Task to complete |
Skip the pictures, please, and write out exactly the lines from the opening of the data through the line containing "at (613, 232)".

------ Information supplied ------

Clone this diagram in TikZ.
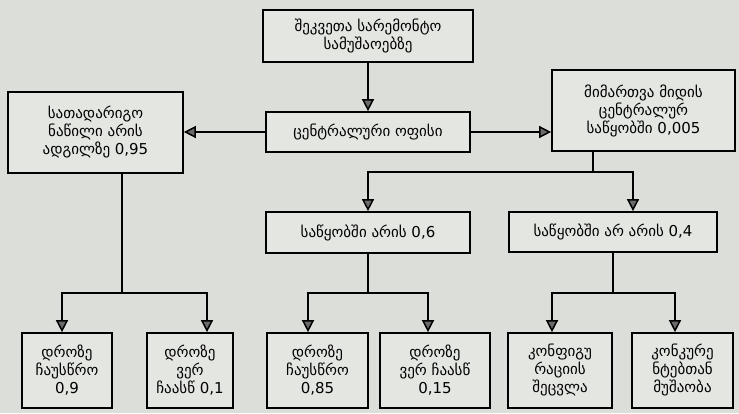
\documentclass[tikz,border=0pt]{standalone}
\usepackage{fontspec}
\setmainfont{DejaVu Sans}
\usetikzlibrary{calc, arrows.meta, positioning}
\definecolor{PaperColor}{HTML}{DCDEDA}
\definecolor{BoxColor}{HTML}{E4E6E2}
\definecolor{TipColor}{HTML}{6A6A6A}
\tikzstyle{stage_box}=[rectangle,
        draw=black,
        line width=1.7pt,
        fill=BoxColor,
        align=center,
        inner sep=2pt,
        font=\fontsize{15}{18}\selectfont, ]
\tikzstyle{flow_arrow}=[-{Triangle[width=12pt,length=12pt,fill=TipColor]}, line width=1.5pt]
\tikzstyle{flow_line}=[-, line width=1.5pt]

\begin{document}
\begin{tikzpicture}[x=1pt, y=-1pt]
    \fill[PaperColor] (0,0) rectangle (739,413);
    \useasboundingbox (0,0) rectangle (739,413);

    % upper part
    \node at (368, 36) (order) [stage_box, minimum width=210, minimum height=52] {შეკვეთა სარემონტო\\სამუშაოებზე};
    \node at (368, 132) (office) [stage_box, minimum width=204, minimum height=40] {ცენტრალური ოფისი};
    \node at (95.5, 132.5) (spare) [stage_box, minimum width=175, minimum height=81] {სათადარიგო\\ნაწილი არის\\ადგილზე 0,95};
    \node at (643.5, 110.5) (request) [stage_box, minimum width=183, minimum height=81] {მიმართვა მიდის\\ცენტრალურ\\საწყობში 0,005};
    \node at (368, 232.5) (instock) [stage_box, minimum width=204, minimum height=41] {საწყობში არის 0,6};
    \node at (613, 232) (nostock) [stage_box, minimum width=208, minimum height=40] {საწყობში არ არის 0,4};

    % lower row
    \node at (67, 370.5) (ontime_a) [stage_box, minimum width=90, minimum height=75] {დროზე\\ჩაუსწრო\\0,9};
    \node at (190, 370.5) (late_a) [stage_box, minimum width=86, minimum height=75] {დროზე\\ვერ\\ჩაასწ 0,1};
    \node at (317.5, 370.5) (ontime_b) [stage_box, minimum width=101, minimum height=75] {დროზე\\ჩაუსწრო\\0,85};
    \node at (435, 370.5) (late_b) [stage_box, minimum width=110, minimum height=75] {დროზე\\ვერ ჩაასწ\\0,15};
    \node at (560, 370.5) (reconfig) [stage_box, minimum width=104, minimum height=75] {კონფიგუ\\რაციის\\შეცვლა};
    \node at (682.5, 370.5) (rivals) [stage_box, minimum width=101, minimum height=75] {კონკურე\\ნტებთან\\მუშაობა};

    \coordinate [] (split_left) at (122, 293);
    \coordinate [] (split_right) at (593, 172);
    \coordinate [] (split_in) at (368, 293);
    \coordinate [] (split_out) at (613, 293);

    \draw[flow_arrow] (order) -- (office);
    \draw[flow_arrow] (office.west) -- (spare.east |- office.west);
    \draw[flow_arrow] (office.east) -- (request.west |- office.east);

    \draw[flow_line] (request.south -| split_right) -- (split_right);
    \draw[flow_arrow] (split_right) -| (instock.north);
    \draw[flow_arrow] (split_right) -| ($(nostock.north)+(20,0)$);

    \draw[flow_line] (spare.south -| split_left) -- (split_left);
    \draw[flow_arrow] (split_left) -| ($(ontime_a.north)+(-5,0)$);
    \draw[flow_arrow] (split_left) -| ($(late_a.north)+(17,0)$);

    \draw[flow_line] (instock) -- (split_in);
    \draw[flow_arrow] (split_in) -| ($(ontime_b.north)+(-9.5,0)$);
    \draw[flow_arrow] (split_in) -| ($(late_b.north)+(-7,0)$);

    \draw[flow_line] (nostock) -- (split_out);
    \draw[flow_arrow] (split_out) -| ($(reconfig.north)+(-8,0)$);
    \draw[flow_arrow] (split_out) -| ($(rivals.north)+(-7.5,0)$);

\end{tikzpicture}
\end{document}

------

Solution for this problem |
Clone this diagram in TikZ.
\documentclass[tikz,border=0pt]{standalone}
\usepackage{fontspec}
\setmainfont{DejaVu Sans}
\usetikzlibrary{calc, arrows.meta, positioning}
\definecolor{PaperColor}{HTML}{DCDEDA}
\definecolor{BoxColor}{HTML}{E4E6E2}
\definecolor{TipColor}{HTML}{6A6A6A}
\tikzstyle{stage_box}=[rectangle,
        draw=black,
        line width=1.7pt,
        fill=BoxColor,
        align=center,
        inner sep=2pt,
        font=\fontsize{15}{18}\selectfont, ]
\tikzstyle{flow_arrow}=[-{Triangle[width=12pt,length=12pt,fill=TipColor]}, line width=1.5pt]
\tikzstyle{flow_line}=[-, line width=1.5pt]

\begin{document}
\begin{tikzpicture}[x=1pt, y=-1pt]
    \fill[PaperColor] (0,0) rectangle (739,413);
    \useasboundingbox (0,0) rectangle (739,413);

    % upper part
    \node at (368, 36) (order) [stage_box, minimum width=210, minimum height=52] {შეკვეთა სარემონტო\\სამუშაოებზე};
    \node at (368, 132) (office) [stage_box, minimum width=204, minimum height=40] {ცენტრალური ოფისი};
    \node at (95.5, 132.5) (spare) [stage_box, minimum width=175, minimum height=81] {სათადარიგო\\ნაწილი არის\\ადგილზე 0,95};
    \node at (643.5, 110.5) (request) [stage_box, minimum width=183, minimum height=81] {მიმართვა მიდის\\ცენტრალურ\\საწყობში 0,005};
    \node at (368, 232.5) (instock) [stage_box, minimum width=204, minimum height=41] {საწყობში არის 0,6};
    \node at (613, 232) (nostock) [stage_box, minimum width=208, minimum height=40] {საწყობში არ არის 0,4};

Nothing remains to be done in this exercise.